VARs in this market need to be aware of these blind spots and to ensure they manage SMEs' expectations realistically. They also have to manage vendors' expectations which may also be unrealistic about how much can be wrung from the SME market. The Butler Group recently said that when SMEs buy a system they expect most of the cost, apart from realistic maintenance, to be paid up-front.
"SMEs certainly do not see themselves as long-term cash cows for vendors' benefit," says a recent Butler briefing paper. "Therefore, it is important that when vendors start to produce 'light' versions of a well-respected enterprise system, they must ensure it comes with a light supporting infrastructure that the customer can afford to work with."
Get the knowledge
Ian Kilpatrick, managing director of distributor Wick Hill Group, remains upbeat about the prospects for selling e-business to SMEs. He says today's second generation of e-business systems, which are less complex and cheaper than before, are extremely suitable for SMEs looking for cost-effective, secure on-line systems. "It's a great opportunity for VARs who may be finding a reduction in sales in their core markets, but who have skills, training and perhaps accreditation in the security arena to deliver that comfort to cautious SMEs," he says.
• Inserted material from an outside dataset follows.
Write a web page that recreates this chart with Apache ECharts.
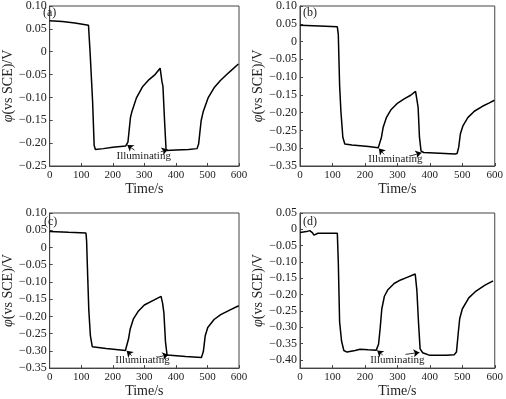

Paul Gordon, channel director at Sage, agrees. "Many SMEs lack confidence when choosing business software," he points out. "A reseller can assess their business needs and help them choose a suitable system. But it is important that SMEs can trust their reseller to offer a certain standard of expertise." Sage is introducing a new training and accreditation programme for resellers to ensure they have this knowledge.
As they realise the implications for VARs of getting SMEs on-line, many vendors are beginning to make changes to their existing channel programmes. Networking vendor Avaya is making changes not just to its product lines but also to its channel marketing programmes, says David Spiby, Avaya's director of strategy.
"We have signalled a strategic change to include small and medium users as one of our four key target markets," he explains. "Lead generation is particularly important and over the next year we will be running ads to target this market with a lead generation programme for our business partners."
Previously, Avaya's products at this end of the market tended to be focused on hardware, acknowledges Spiby. "We have now put a whole application on top of that to increase the value of the sale and to enable resellers to go back and add more applications on top," he comments.
"We've done that through licence keys so that it is easy for our business partners to simply turn on those new applications without a lot of extra work. We've also added some management capabilities so that it is easier for partners to manage, which lowers the cost to them."
The money issue
Peter Gee, director of strategic alliances at Pasporte which provides e-business outsourcing services, says it is a mistake for VARs to think that technical knowledge is the biggest barrier in getting SMEs into e-business. "In actual fact, it's the infrastructure," he argues. "An SME's priority is whether a supplier can provide a proper SLA."
VARs either have to provide a completely managed system for SMEs or work with a hosting partner. Money is a major issue but Gee says that because companies like Pasporte can spread their costs, the final end-user payments may not be as prohibitive as many VARs fear.